Le budget, quant à lui, est passé du 10 000 $ la première année à 200 000 $ l’an dernier, une croissance exceptionnelle qui demande une gestion serrée et des efforts pour ne pas que le festival leur échappe. « C’est le gros défi! » reconnaît David Klis. « Il faut gérer son développement, lui permettre de grandir et de garder sa qualité », tout en ne perdant pas son âme serions-nous tentés de rajouter.

« Il est important que les activités restent actuelles, qu’elles touchent les cordes sensibles autant des usagers des bibliothèques, que des joueurs occasionnels et des aficionados. C’est le moyen de garder notre pertinence ». Un souci qui demande aux organisateurs d’être à la fine pointe de l’actualité du jeu vidéo, du jeu de plateau et du jeu de rôle. « Une chance, les organisateurs sont déjà des joueurs et nous pouvons compter sur nos partenaires qui sont de très grands connaisseurs », affirme le directeur qui déplore du même souffle la timidité du gouvernement fédéral qui s’implique peu dans le festival. « Ce qui n’est pas le cas de la Ville de Montréal et du Québec qui eux y croient beaucoup », nuance Klis.
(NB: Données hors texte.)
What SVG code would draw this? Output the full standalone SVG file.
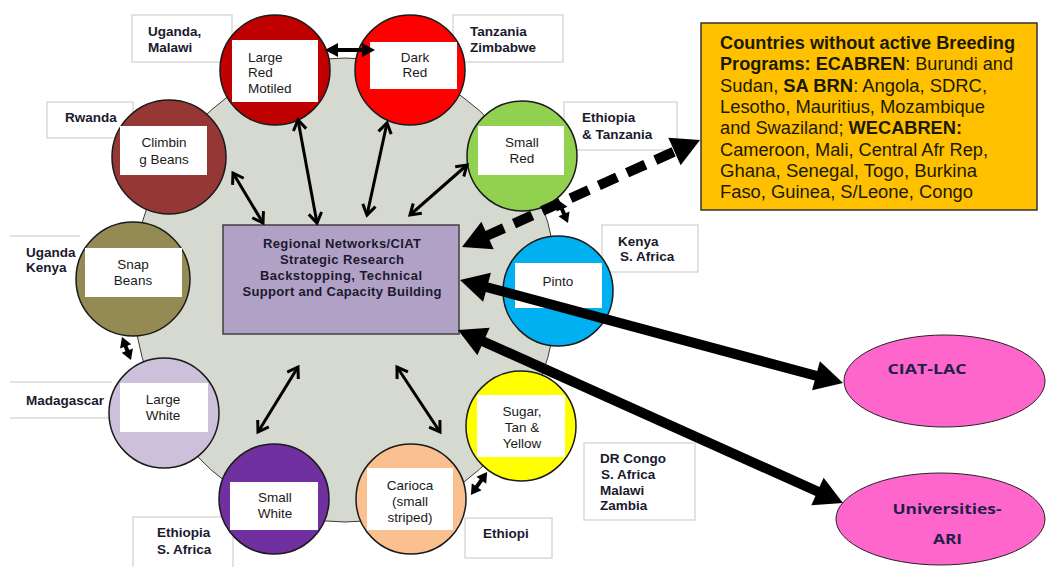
<svg xmlns="http://www.w3.org/2000/svg" width="1047" height="567" viewBox="0 0 1047 567">
<style>
.t{font-family:"Liberation Sans",Arial,sans-serif;font-size:13.5px;fill:#1a1a1a}
.c{text-anchor:middle}
.lb{font-family:"Liberation Sans",Arial,sans-serif;font-size:13.5px;font-weight:bold;fill:#1a1a2e}
.box{fill:#fff;stroke:#d9d9d9;stroke-width:1.5}
.circ{stroke:#1a1a1a;stroke-width:1.5}
.wr{fill:#fff}
.thin{stroke:#000;stroke-width:3;fill:none;marker-start:url(#chev);marker-end:url(#chev)}
.stub{stroke:#000;stroke-width:4;marker-start:url(#sm);marker-end:url(#sm)}
.big{stroke:#000;stroke-width:10;fill:none;marker-start:url(#bh);marker-end:url(#bh)}
.org{font-family:"Liberation Sans",Arial,sans-serif;font-size:17.5px;fill:#1a1a00}
.b{font-weight:bold}
.el{font-family:"Open Sans","Liberation Sans",sans-serif;font-size:15px;font-weight:bold;fill:#1f1f4a;text-anchor:middle}
.ctr{font-family:"Liberation Sans",Arial,sans-serif;font-size:13px;font-weight:bold;fill:#1a1a2e;text-anchor:middle}
</style>
<defs>
<marker id="chev" markerUnits="userSpaceOnUse" viewBox="-13 -9 16 18" refX="0" refY="0" markerWidth="16" markerHeight="18" orient="auto-start-reverse">
<path d="M-10,-6.5 L0,0 L-10,6.5" fill="none" stroke="#000" stroke-width="3"/>
</marker>
<marker id="bh" markerUnits="userSpaceOnUse" viewBox="-3 -16 31 32" refX="0" refY="0" markerWidth="31" markerHeight="32" orient="auto-start-reverse">
<path d="M-2,-15 L26,0 L-2,15z" fill="#000"/>
</marker>
<marker id="sm" markerUnits="userSpaceOnUse" viewBox="-2 -7 12 14" refX="0" refY="0" markerWidth="12" markerHeight="14" orient="auto-start-reverse">
<path d="M-1,-6 L9,0 L-1,6z" fill="#000"/>
</marker>
<marker id="mh" markerUnits="userSpaceOnUse" viewBox="-2 -8 15 16" refX="0" refY="0" markerWidth="15" markerHeight="16" orient="auto-start-reverse">
<path d="M-1,-7 L12,0 L-1,7z" fill="#000"/>
</marker>
</defs>
<rect width="1047" height="567" fill="#fff"/>

<g id="hub-background">
<ellipse cx="345" cy="290" rx="212" ry="232" fill="#d6d9d0" stroke="#3a3a3a" stroke-width="1"/>
</g>

<g id="label-uganda-malawi">
<rect class="box" x="132" y="15" width="100" height="47"/>
<text class="lb" x="148" y="36">Uganda,</text>
<text class="lb" x="148" y="52">Malawi</text>
</g>
<g id="label-tanzania-zimbabwe">
<rect class="box" x="453" y="15" width="110" height="47"/>
<text class="lb" x="470" y="36">Tanzania</text>
<text class="lb" x="470" y="52">Zimbabwe</text>
</g>
<g id="label-rwanda">
<rect class="box" x="47" y="102" width="86" height="36"/>
<text class="lb" x="65" y="122">Rwanda</text>
</g>
<g id="label-ethiopia-tanzania">
<rect class="box" x="564" y="102" width="113" height="48"/>
<text class="lb" x="582" y="122">Ethiopia</text>
<text class="lb" x="582" y="139">&amp; Tanzania</text>
</g>
<g id="label-kenya-safrica">
<rect class="box" x="602" y="225" width="96" height="47"/>
<text class="lb" x="618" y="246">Kenya</text>
<text class="lb" x="620" y="261">S. Africa</text>
</g>
<g id="label-madagascar">
<line x1="10" y1="382" x2="112" y2="382" stroke="#d9d9d9" stroke-width="1.5"/>
<line x1="10" y1="418" x2="112" y2="418" stroke="#d9d9d9" stroke-width="1.5"/>
</g>
<g id="label-ethiopia-safrica">
<rect class="box" x="133" y="517" width="100" height="55"/>
<text class="lb" x="157" y="537">Ethiopia</text>
<text class="lb" x="157" y="554">S. Africa</text>
</g>
<g id="label-ethiopi">
<rect class="box" x="465" y="518" width="87" height="40"/>
<text class="lb" x="483" y="538">Ethiopi</text>
</g>
<g id="label-drcongo">
<rect class="box" x="584" y="443" width="111" height="77"/>
<text class="lb" x="600" y="463">DR Congo</text>
<text class="lb" x="601" y="479">S. Africa</text>
<text class="lb" x="600" y="495">Malawi</text>
<text class="lb" x="600" y="510">Zambia</text>
</g>

<g id="node-large-red-mottled">
<circle class="circ" cx="275" cy="70" r="55" fill="#c00000"/>
<rect class="wr" x="232" y="40" width="86" height="62"/>
<text class="t" x="248" y="61.5">Large</text>
<text class="t" x="248" y="77">Red</text>
<text class="t" x="248" y="92.5">Motiled</text>
</g>
<g id="node-dark-red">
<circle class="circ" cx="410" cy="70" r="55" fill="#ff0000"/>
<rect class="wr" x="370" y="42" width="87" height="47"/>
<text class="t c" x="415" y="61.5">Dark</text>
<text class="t c" x="415" y="77">Red</text>
</g>
<g id="node-climbing-beans">
<circle class="circ" cx="169" cy="157" r="57" fill="#953735"/>
<rect class="wr" x="120" y="126" width="87" height="49"/>
<text class="t c" x="164" y="146.5">Climbin</text>
<text class="t c" x="164" y="163.5">g Beans</text>
</g>
<g id="node-snap-beans">
<circle class="circ" cx="133" cy="279" r="57" fill="#948a54"/>
<rect class="wr" x="85" y="248" width="97" height="49"/>
<text class="t c" x="133" y="268.5">Snap</text>
<text class="t c" x="133" y="284.5">Beans</text>
</g>
<g id="node-large-white">
<circle class="circ" cx="164" cy="413" r="55" fill="#ccc0da"/>
<rect class="wr" x="120" y="383" width="88" height="49"/>
<text class="t c" x="163" y="403.5">Large</text>
<text class="t c" x="163" y="419.5">White</text>
</g>
<g id="node-small-white">
<circle class="circ" cx="274" cy="499" r="55" fill="#7030a0"/>
<rect class="wr" x="230" y="482" width="88" height="48"/>
<text class="t c" x="275" y="501.5">Small</text>
<text class="t c" x="275" y="517.5">White</text>
</g>
<g id="node-carioca">
<circle class="circ" cx="411" cy="499" r="55" fill="#fac090"/>
<rect class="wr" x="367" y="468" width="86" height="62"/>
<text class="t c" x="410" y="489.5">Carioca</text>
<text class="t c" x="410" y="506">(small</text>
<text class="t c" x="410" y="521.5">striped)</text>
</g>
<g id="node-sugar-tan-yellow">
<circle class="circ" cx="521" cy="426" r="55" fill="#ffff00"/>
<rect class="wr" x="477" y="395" width="88" height="62"/>
<text class="t c" x="522" y="415.5">Sugar,</text>
<text class="t c" x="522" y="431.5">Tan &amp;</text>
<text class="t c" x="522" y="447.5">Yellow</text>
</g>
<g id="node-pinto">
<circle class="circ" cx="558" cy="291" r="55" fill="#00b0f0"/>
<rect class="wr" x="515" y="263" width="87" height="45"/>
<text class="t c" x="558" y="285.5">Pinto</text>
</g>
<g id="node-small-red">
<circle class="circ" cx="522" cy="156" r="55" fill="#92d050"/>
<rect class="wr" x="478" y="126" width="86" height="49"/>
<text class="t c" x="522" y="146.5">Small</text>
<text class="t c" x="522" y="162.5">Red</text>
</g>

<g id="label-uganda-kenya">
<line x1="10" y1="236" x2="80" y2="236" stroke="#d9d9d9" stroke-width="1.5"/>
<text class="lb" x="26" y="257">Uganda</text>
<text class="lb" x="26" y="272">Kenya</text>
</g>
<g id="label-madagascar-text">
<text class="lb" x="26" y="404.5">Madagascar</text>
</g>

<g id="node-regional-networks">
<rect x="223" y="225" width="236" height="109" fill="#b2a1c7" stroke="#404040" stroke-width="1.5"/>
<text class="ctr" x="342" y="247.5" textLength="158" lengthAdjust="spacing">Regional Networks/CIAT</text>
<text class="ctr" x="342" y="263.5" textLength="124" lengthAdjust="spacing">Strategic Research</text>
<text class="ctr" x="341" y="279.5" textLength="162" lengthAdjust="spacing">Backstopping, Technical</text>
<text class="ctr" x="342" y="295.5" textLength="199" lengthAdjust="spacing">Support and Capacity Building</text>
</g>

<g id="node-countries-without-programs">
<rect x="701" y="23" width="336" height="187" fill="#ffc000" stroke="#333" stroke-width="1.5"/>
<text class="org b" x="720" y="49" textLength="295" lengthAdjust="spacingAndGlyphs">Countries without active Breeding</text>
<text class="org" x="720" y="70.3" textLength="293" lengthAdjust="spacingAndGlyphs"><tspan class="b">Programs: ECABREN</tspan>: Burundi and</text>
<text class="org" x="720" y="91.6" textLength="267" lengthAdjust="spacingAndGlyphs">Sudan, <tspan class="b">SA BRN</tspan>: Angola, SDRC,</text>
<text class="org" x="720" y="112.9" textLength="265" lengthAdjust="spacingAndGlyphs">Lesotho, Mauritius, Mozambique</text>
<text class="org" x="720" y="134.2" textLength="242" lengthAdjust="spacingAndGlyphs">and Swaziland; <tspan class="b">WECABREN:</tspan></text>
<text class="org" x="720" y="155.5" textLength="268" lengthAdjust="spacingAndGlyphs">Cameroon, Mali, Central Afr Rep,</text>
<text class="org" x="720" y="176.8" textLength="257" lengthAdjust="spacingAndGlyphs">Ghana, Senegal, Togo, Burkina</text>
<text class="org" x="720" y="198.1" textLength="253" lengthAdjust="spacingAndGlyphs">Faso, Guinea, S/Leone, Congo</text>
</g>

<g id="node-ciat-lac">
<ellipse cx="944.5" cy="381" rx="100.5" ry="46" fill="#ff66cc" stroke="#222" stroke-width="1"/>
<text class="el" x="927" y="373.5" textLength="79" lengthAdjust="spacingAndGlyphs">CIAT-LAC</text>
</g>
<g id="node-universities-ari">
<ellipse cx="940.5" cy="519" rx="104.5" ry="46" fill="#ff66cc" stroke="#222" stroke-width="1"/>
<text class="el" x="947" y="513.5" textLength="109" lengthAdjust="spacingAndGlyphs">Universities-</text>
<text class="el" x="947.5" y="543.5" textLength="29" lengthAdjust="spacingAndGlyphs">ARI</text>
</g>

<g id="connectors">
<line class="thin" x1="233" y1="173" x2="263" y2="223"/>
<line class="thin" x1="298" y1="120" x2="317" y2="223"/>
<line class="thin" x1="387" y1="123" x2="367" y2="215"/>
<line class="thin" x1="467" y1="165" x2="410" y2="215"/>
<line class="thin" x1="298" y1="367" x2="258" y2="432"/>
<line class="thin" x1="397" y1="367" x2="440" y2="432"/>
<line stroke="#000" stroke-width="4" x1="337" y1="50" x2="363" y2="50" marker-start="url(#mh)" marker-end="url(#mh)"/>
<line class="stub" x1="125.3" y1="345.4" x2="127.7" y2="351.6"/>
<line class="stub" x1="481.9" y1="479.4" x2="476.1" y2="487.6"/>
<line class="stub" x1="561.6" y1="208.3" x2="564.4" y2="214.7"/>
<line class="big" stroke-width="9" stroke-dasharray="20 11" x1="485.7" y1="236.3" x2="676.3" y2="150.7"/>
<line class="big" x1="485.1" y1="286.75" x2="817.9" y2="376.25"/>
<line class="big" x1="481.7" y1="340.7" x2="819.3" y2="492.3"/>
</g>
</svg>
Mais au-delà de ces questions financières et de développement, la satisfaction et l’intérêt populaire qui ne faiblissent pas année après année témoignent de la place fondamentale qu’il occupe maintenant dans le paysage culturel montréalais. « J’ai bien hâte de le vivre cette année », rigole Thierry Robert. « Comme je ne l’organise pas cette année, je vais enfin pouvoir en profiter pleinement comme les autres participants », conclut l’ancien organisateur qui a une pensée pour son successeur qui, lui, devra mettre sa passion sur la glace jusqu’au 13 mars prochain.